The sin of racism: A Gospel response

Comments (3)
  1. Stephen Hoffman says:

    I know this article was written out of true, loving, Christian intentions, but I think it unfortunately causes more confusion around the subject (at least for me) than it provides answers.

    A few examples of confusing phrases:

    1. “The church does not fear homosexual or trans people.”
    A correct, and unavoidable, assumption in this article is the “sameness” we have as God’s creation; as humans. After the Fall, part of that “sameness” is recognizing that we our sinful, the knowledge of which comes from the Law. God’s Law, as His Word, shows us Truth, and Truth tells us that we are created male & female. The consequences of which allow for no recognition of language that obscures this Truth, such as “transgender” or “cisgender”, and for that matter “homosexual” or “heterosexual”. No one is transsexual (and, by extension, “cisgender” is therefore also a made up word) so we shouldn’t use that term.

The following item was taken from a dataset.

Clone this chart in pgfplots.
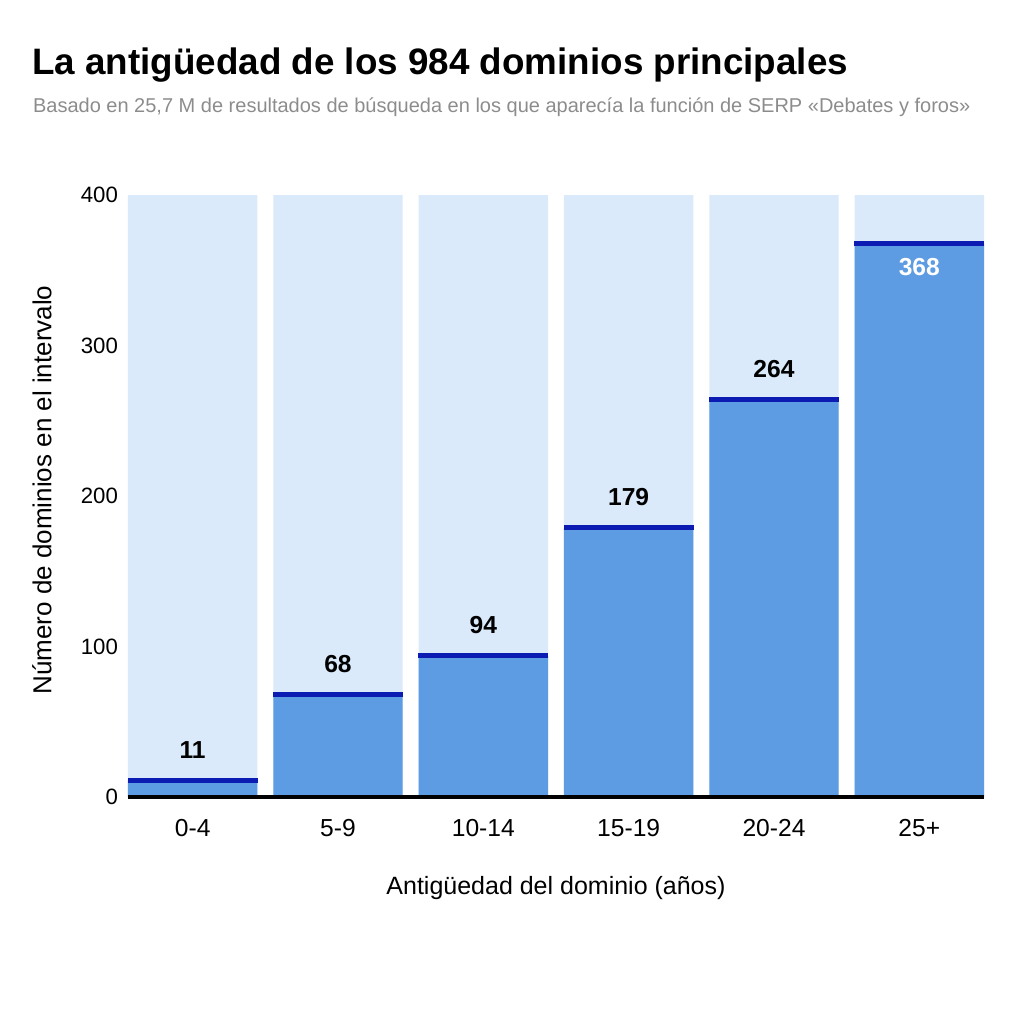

    2. “The church should not get itself balled up in secular policy debates when the Bible does not clearly mandate one Christian response.” followed by “Christians should vote. Christians will not always come to the same conclusions on these matters.”
    Identifying what is merely a secular policy debate and Christians agreeing on what the Bible clearly mandates appear to have become increasingly difficult endeavors in our age. Although the statements above are factually true, the church getting involved more often may assist untangling our confusion. Additionally, if Christians are essentially the church, and they vote, then the church really isn’t not involved to begin with. Clear statements by the leadership of a church body may in turn bring about greater unity among Christians and their conclusions on things.
    I’m happy to hear in this case that the subject of “antiracism” will be discussed as a church at the Making Disciples for Life conference.

    3. “Meanwhile, the church has THE antiracist policy — the Gospel.”
    The Gospel isn’t a policy encompassing antiracism, because “antiracism” is a meaningless word. It’s used, as again this article rightly calls out, to attack fundamental Christian teachings. The Gospel alone isn’t a cure against things opposed to Christianity.

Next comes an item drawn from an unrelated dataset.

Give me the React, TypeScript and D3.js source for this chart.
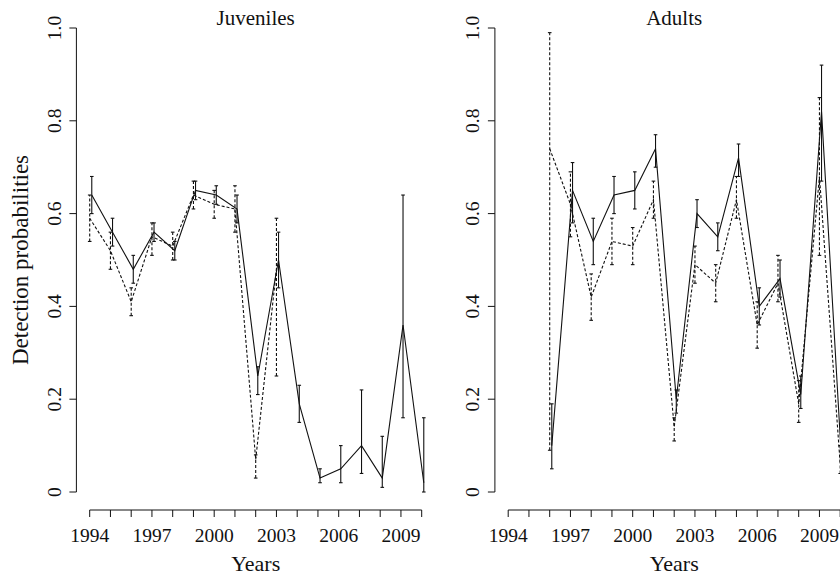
import React from "react";
import { scaleLinear, line } from "d3";

// years for each panel
const juvYears = [1994, 1995, 1996, 1997, 1998, 1999, 2000, 2001, 2002, 2003, 2004, 2005, 2006, 2007, 2008, 2009, 2010];
const juvSolid = [0.64, 0.56, 0.48, 0.56, 0.52, 0.65, 0.64, 0.61, 0.25, 0.5, 0.19, 0.03, 0.05, 0.1, 0.03, 0.36, 0.02];
const juvSolidLo = [0.6, 0.53, 0.45, 0.54, 0.5, 0.63, 0.62, 0.58, 0.21, 0.44, 0.15, 0.02, 0.02, 0.04, 0.01, 0.16, 0.0];
const juvSolidHi = [0.68, 0.59, 0.51, 0.58, 0.54, 0.67, 0.66, 0.64, 0.27, 0.56, 0.23, 0.05, 0.1, 0.22, 0.12, 0.64, 0.16];

const juvDashYears = [1994, 1995, 1996, 1997, 1998, 1999, 2000, 2001, 2002, 2003];
const juvDash = [0.59, 0.52, 0.41, 0.55, 0.53, 0.64, 0.62, 0.61, 0.07, 0.48];
const juvDashLo = [0.54, 0.48, 0.38, 0.51, 0.5, 0.61, 0.59, 0.56, 0.03, 0.25];
const juvDashHi = [0.64, 0.56, 0.44, 0.58, 0.56, 0.67, 0.65, 0.66, 0.08, 0.59];

const adYears = [1996, 1997, 1998, 1999, 2000, 2001, 2002, 2003, 2004, 2005, 2006, 2007, 2008, 2009, 2010];
const adSolid = [0.1, 0.65, 0.54, 0.64, 0.65, 0.74, 0.2, 0.6, 0.55, 0.72, 0.4, 0.46, 0.21, 0.82, 0.04];
const adSolidLo = [0.05, 0.58, 0.49, 0.6, 0.61, 0.7, 0.17, 0.57, 0.52, 0.68, 0.36, 0.42, 0.18, 0.67, 0.0];
const adSolidHi = [0.19, 0.71, 0.59, 0.68, 0.69, 0.77, 0.22, 0.63, 0.58, 0.75, 0.44, 0.5, 0.25, 0.92, 0.1];

const adDash = [0.74, 0.62, 0.42, 0.54, 0.53, 0.63, 0.14, 0.49, 0.45, 0.63, 0.36, 0.45, 0.19, 0.68, 0.06];
const adDashLo = [0.09, 0.55, 0.37, 0.49, 0.49, 0.59, 0.11, 0.45, 0.41, 0.59, 0.31, 0.41, 0.15, 0.51, 0.04];
const adDashHi = [0.99, 0.69, 0.47, 0.59, 0.57, 0.67, 0.16, 0.53, 0.49, 0.68, 0.41, 0.51, 0.24, 0.85, 0.1];

const xTicks = [1994, 1995, 1996, 1997, 1998, 1999, 2000, 2001, 2002, 2003, 2004, 2005, 2006, 2007, 2008, 2009, 2010];
const xLabels = [1994, 1997, 2000, 2003, 2006, 2009];
const yTicks = [0, 0.2, 0.4, 0.6, 0.8, 1.0];
const yLabels = ["0", "0.2", "0.4", "0.6", "0.8", "1.0"];

const FONT = "'Liberation Serif', 'Times New Roman', serif";
const SOLID_SHIFT = 0.1;
const CAP = 1.8;

type Series = { years: number[]; v: number[]; lo: number[]; hi: number[]; dashed: boolean };

const Panel: React.FC<{ dx: number; title: string; series: Series[]; yLabel?: string }> = ({ dx, title, series, yLabel }) => {
  const x = scaleLinear().domain([1994, 2010]).range([89.7 + dx, 421.7 + dx]);
  const y = scaleLinear().domain([0, 1]).range([492, 28]);
  const axisX = 76.4 + dx;
  const axisY = 510;
  const cx = (axisX + x(2010) + 13.3) / 2;

  return (
    <g fontFamily={FONT} fill="#111">
      <text x={cx} y={18} textAnchor="middle" dominantBaseline="central" fontSize={21}>
        {title}
      </text>
      {yLabel && (
        <text
          transform={`translate(${20 + dx}, ${(y(0) + y(1)) / 2}) rotate(-90)`}
          textAnchor="middle"
          dominantBaseline="central"
          fontSize={23}
        >
          {yLabel}
        </text>
      )}
      {/* y axis */}
      <line x1={axisX} x2={axisX} y1={y(0)} y2={y(1)} stroke="#111" />
      {yTicks.map((t, i) => (
        <g key={t}>
          <line x1={axisX - 7} x2={axisX} y1={y(t)} y2={y(t)} stroke="#111" />
          <text
            transform={`translate(${axisX - 22}, ${y(t)}) rotate(-90)`}
            textAnchor="middle"
            dominantBaseline="central"
            fontSize={19.5}
          >
            {yLabels[i]}
          </text>
        </g>
      ))}
      {/* x axis */}
      <line x1={x(1994)} x2={x(2010)} y1={axisY} y2={axisY} stroke="#111" />
      {xTicks.map(t => (
        <line key={t} x1={x(t)} x2={x(t)} y1={axisY} y2={axisY + 7} stroke="#111" />
      ))}
      {xLabels.map(t => (
        <text key={t} x={x(t)} y={535} textAnchor="middle" dominantBaseline="central" fontSize={19.5}>
          {t}
        </text>
      ))}
      <text x={cx} y={563} textAnchor="middle" dominantBaseline="central" fontSize={22}>
        Years
      </text>
      {/* series */}
      {series.map((s, si) => {
        const sh = s.dashed ? 0 : SOLID_SHIFT;
        const pts = s.years.map((yr, i) => [x(yr + sh), y(s.v[i])] as [number, number]);
        const dash = s.dashed ? "3,2" : undefined;
        return (
          <g key={si} stroke="#111" fill="none" strokeWidth={1.1} strokeDasharray={dash}>
            <path d={line()(pts)!} />
            {s.years.map((yr, i) => {
              const px = x(yr + sh);
              return (
                <g key={yr}>
                  <line x1={px} x2={px} y1={y(s.lo[i])} y2={y(s.hi[i])} />
                  <line x1={px - CAP} x2={px + CAP} y1={y(s.lo[i])} y2={y(s.lo[i])} strokeDasharray="none" />
                  <line x1={px - CAP} x2={px + CAP} y1={y(s.hi[i])} y2={y(s.hi[i])} strokeDasharray="none" />
                </g>
              );
            })}
          </g>
        );
      })}
    </g>
  );
};

export default function App() {
  const juv: Series[] = [
    { years: juvDashYears, v: juvDash, lo: juvDashLo, hi: juvDashHi, dashed: true },
    { years: juvYears, v: juvSolid, lo: juvSolidLo, hi: juvSolidHi, dashed: false }
  ];
  const ad: Series[] = [
    { years: adYears, v: adDash, lo: adDashLo, hi: adDashHi, dashed: true },
    { years: adYears, v: adSolid, lo: adSolidLo, hi: adSolidHi, dashed: false }
  ];
  return (
    <svg width={840} height={576} style={{ position: "absolute", left: 0, top: 0, background: "#fff" }}>
      <rect width={840} height={576} fill="#fff" />
      <Panel dx={0} title="Juveniles" series={juv} yLabel="Detection probabilities" />
      <Panel dx={418.5} title="Adults" series={ad} />
    </svg>
  );
}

    I don’t mean to be hateful or harsh. The article mentions many good things, but seems to work against itself in various, and (maybe to some) small ways. But little misguided steps or phrases ball up into much larger issues down the road. We are living through such a nightmare in our own time.

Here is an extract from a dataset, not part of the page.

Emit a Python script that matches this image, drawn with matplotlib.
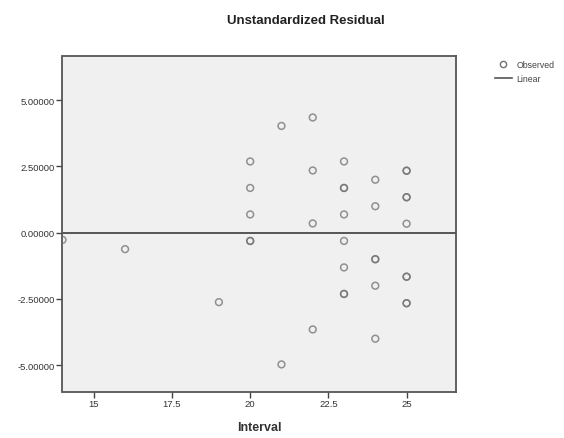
import matplotlib
matplotlib.use("Agg")
import matplotlib.pyplot as plt
from matplotlib.lines import Line2D
from matplotlib.ticker import FormatStrFormatter

# Residuals of the regression, grouped by Interval (repeated values = overlapping cases)
interval = [14, 16, 19,
            20, 20, 20, 20, 20,
            21, 21,
            22, 22, 22, 22,
            23, 23, 23, 23, 23, 23, 23, 23,
            24, 24, 24, 24, 24, 24,
            25, 25, 25, 25, 25, 25, 25, 25, 25]
residual = [-0.27, -0.62, -2.62,
            2.69, 1.69, 0.69, -0.31, -0.31,
            4.03, -4.97,
            4.35, 2.35, 0.35, -3.65,
            2.69, 1.69, 1.69, 0.69, -0.31, -1.31, -2.31, -2.31,
            2.00, 1.00, -1.00, -1.00, -2.00, -4.00,
            2.34, 2.34, 1.34, 1.34, 0.34, -1.66, -1.66, -2.66, -2.66]

# Linear fit of residual on interval (flat)
fit_intercept = 0.0
fit_slope = 0.0

x_ticks = [15, 17.5, 20, 22.5, 25]
y_ticks = [-5.0, -2.5, 0.0, 2.5, 5.0]

plt.rcParams["font.family"] = ["Liberation Sans", "DejaVu Sans"]
ink = "#444444"

fig = plt.figure(figsize=(5.64, 4.39), dpi=100)
ax = fig.add_axes([62.5 / 564, 1 - 392.7 / 439, (456 - 62.5) / 564, (392.7 - 57) / 439])
ax.set_facecolor("#F0F0F0")

xlim = (14.0, 26.58)
ax.set_xlim(*xlim)
ax.set_ylim(-6.0, 6.67)

ax.plot(xlim, [fit_intercept + fit_slope * x for x in xlim], color="#555555", lw=1.4, zorder=2)
ax.scatter(interval, residual, s=24, facecolors="none", edgecolors="#707070",
           linewidths=1.1, alpha=0.75, zorder=3)

ax.set_xticks(x_ticks)
ax.set_xticklabels(["15", "17.5", "20", "22.5", "25"])
ax.set_yticks(y_ticks)
ax.yaxis.set_major_formatter(FormatStrFormatter("%.5f"))
ax.tick_params(direction="out", length=4, width=1, colors=ink, labelsize=6.8,
               labelcolor="#333333", pad=1.5)
for sp in ax.spines.values():
    sp.set_color("#555555")
    sp.set_linewidth(1.3)

ax.set_xlabel("Interval", fontsize=9, fontweight="bold", color="#333333", labelpad=9)
fig.text(306 / 564, 1 - 21 / 439, "Unstandardized Residual", ha="center", va="center",
         fontsize=9.5, fontweight="bold", color="#222222")

handles = [Line2D([], [], marker="o", ls="none", mfc="none", mec="#707070", ms=4.5, mew=1),
           Line2D([], [], color="#555555", lw=1.2)]
fig.legend(handles, ["Observed", "Linear"], loc="upper left",
           bbox_to_anchor=(491 / 564, 1 - 58 / 439), frameon=False, fontsize=6.3,
           handlelength=2.0, handletextpad=0.5, labelspacing=0.55, borderaxespad=0,
           labelcolor="#444444")

fig.savefig("out.png", dpi=100)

  2. Doris Houghtaling says:

    Excellent article. Rev Keith Haney also did a Bible study that helped to understand our status regarding racism. All of us carry biases and we need to recognize them in order to ask for forgiveness and direction from our Lord and Savior. Seeing another human being as being made in the image of God let’s us celebrate our uniqueness.

  3. Roger Staley says:

    I recently joined the LCMS close to me because the ELCA has spent millions of congregates dollars creating a hundred or more statements, open letters by Eaton concerning every social situation on the planet, gender affirming “demands”, transgender bishops and homosexual pastors with a homosexual partner/spouse sitting in the same worship service. So far, I have not seen but a handful of social statements handed out of St. Louis and I pray it stays that way. The church needs to love everyone, however, it does not need to be engaged in insisting it’s members are racists and white supremacists or any other “ism”. The church should stay out of civil affairs. I feel people want to go to a church that focuses on Jesus and his salvation and teachings and not proclaim itself a partisan church body as most Council of Churches denominations practice!